Irish Anglican bishop

George Thomas William Davison (born April 1965) is a priest of the Church of Ireland. Since 2020, he has served as the Bishop of Connor.

==Early life and education==
Davison was born in April 1965, and grew up in south Belfast, Northern Ireland. He was studied theology at the University of St Andrews, graduating with a Bachelor of Divinity (BD) degree in 1988. He then attended Oak Hill College, a conservative evangelical theological college in London, and the Church of Ireland Theological College in Dublin.
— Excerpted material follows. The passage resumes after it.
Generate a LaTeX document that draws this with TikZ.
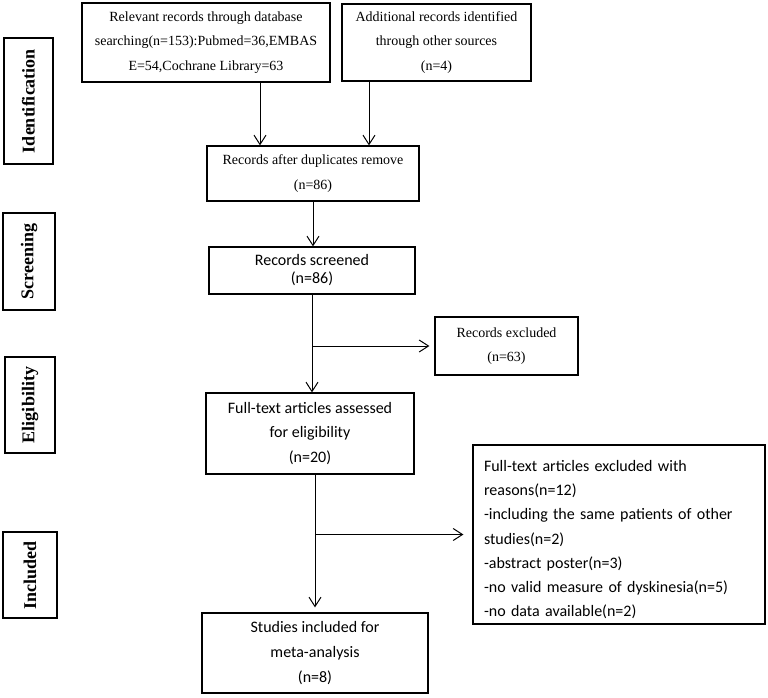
\documentclass[tikz,border=0pt]{standalone}
\usepackage{fontspec}
\setmainfont{Liberation Serif}
\newfontfamily\calib{Carlito}
\usetikzlibrary{arrows.meta,calc}

\begin{document}
\begin{tikzpicture}[x=0.75pt,y=-0.75pt,
  box/.style={draw,line width=0.9pt,inner sep=0pt,align=center,execute at begin node={\rule{0pt}{1.35em}}},
  serif/.style={font=\fontsize{10.5}{18.5}\selectfont,execute at begin node={\rule{0pt}{1.8em}}},
  sans/.style={font=\calib\fontsize{12}{18.4}\selectfont},
  phase/.style={draw,line width=0.9pt,rotate=90,inner sep=0pt,font=\bfseries\fontsize{13.5}{16}\selectfont},
  arr/.style={line width=0.75pt,-{Straight Barb[length=7pt,width=9pt]}}]
\useasboundingbox (0,0) rectangle (768,697);

% phases on the left
\node[phase,minimum width=94.5pt,minimum height=36.75pt] (idf) at (28.5,101) {Identification};
\node[phase,minimum width=72.75pt,minimum height=39pt] (scrn) at (29,261.5) {Screening};
\node[phase,minimum width=72pt,minimum height=37.5pt] (elig) at (30,405) {Eligibility};
\node[phase,minimum width=64.5pt,minimum height=40.5pt] (incd) at (30,575) {Included};

% flow boxes
\node[box,serif,minimum width=186pt,minimum height=59.25pt] (db) at (206,42.5)
  {Relevant records through database\\searching(n=153):Pubmed=36,EMBAS\\E=54,Cochrane Library=63};
\node[box,serif,minimum width=141.75pt,minimum height=57.75pt] (other) at (436.5,42.5)
  {Additional records identified\\through other sources\\(n=4)};
\node[box,serif,minimum width=159pt,minimum height=41.25pt] (dup) at (313,173.5)
  {Records after duplicates remove\\(n=86)};
\node[box,sans,font=\calib\fontsize{12}{13.5}\selectfont,minimum width=154.5pt,minimum height=35.25pt] (scr) at (312,270.5)
  {Records screened\\(n=86)};
\node[box,serif,minimum width=107.25pt,minimum height=43.5pt] (excl) at (506.5,346)
  {Records excluded\\(n=63)};
\node[box,sans,minimum width=156pt,minimum height=60.75pt] (full) at (310,433.5)
  {Full-text articles assessed\\for eligibility\\(n=20)};
\node[box,sans,font=\calib\fontsize{12}{18.2}\selectfont,align=left,text width=202.5pt,inner xsep=8.25pt,minimum height=134.25pt] (reas) at (619,534.5)
  {Full-text articles excluded with\\reasons(n=12)\\-including the same patients of other\\studies(n=2)\\-abstract poster(n=3)\\-no valid measure of dyskinesia(n=5)\\-no data available(n=2)};
\node[box,sans,font=\calib\fontsize{12}{18.75}\selectfont,minimum width=169.5pt,minimum height=60pt] (incl) at (315,653)
  {Studies included for\\meta-analysis\\(n=8)};

% arrows
\draw[arr] ($(db.south)+(54,0)$) -- ($(dup.north)+(-53,0)$);
\draw[arr] ($(other.south)+(-67.5,0)$) -- ($(dup.north)+(56,0)$);
\draw[arr] (dup.south) -- (dup.south |- scr.north);
\draw[arr] (scr.south) -- (scr.south |- full.north);
\draw[arr,shorten >=3.75pt] (scr.south |- excl.west) -- (excl.west);
\draw[arr,shorten >=3.75pt] ($(full.south)+(5,0)$) -- (incl.north);
\draw[arr,shorten >=6.75pt] (incl.north |- reas.west) -- (reas.west);
\end{tikzpicture}
\end{document}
He graduated from the latter with a Bachelor of Theology (BTh) degree in 1992.

==Ordained ministry==
He was ordained as a deacon in 1992 and priest in 1993. After a curacy at Portadown he was the incumbent at Kinawley from 1995 to 2009; and Archdeacon of Kilmore from 2003 to 2009. Since 2009 he has been at St. Nicholas, Carrickfergus; and from 2013 Archdeacon of Belfast.

On 17 February 2020, Davison was elected as the next Bishop of Connor. He was consecrated a bishop on 3 September 2020 at St Patrick's Cathedral, Armagh, during a service conducted under COVID-19 restrictions: the congregation numbered less than thirty. He was consecrated John McDowell, Archbishop of Armagh, and the co-consecrators were Pat Storey and Andrew Forster.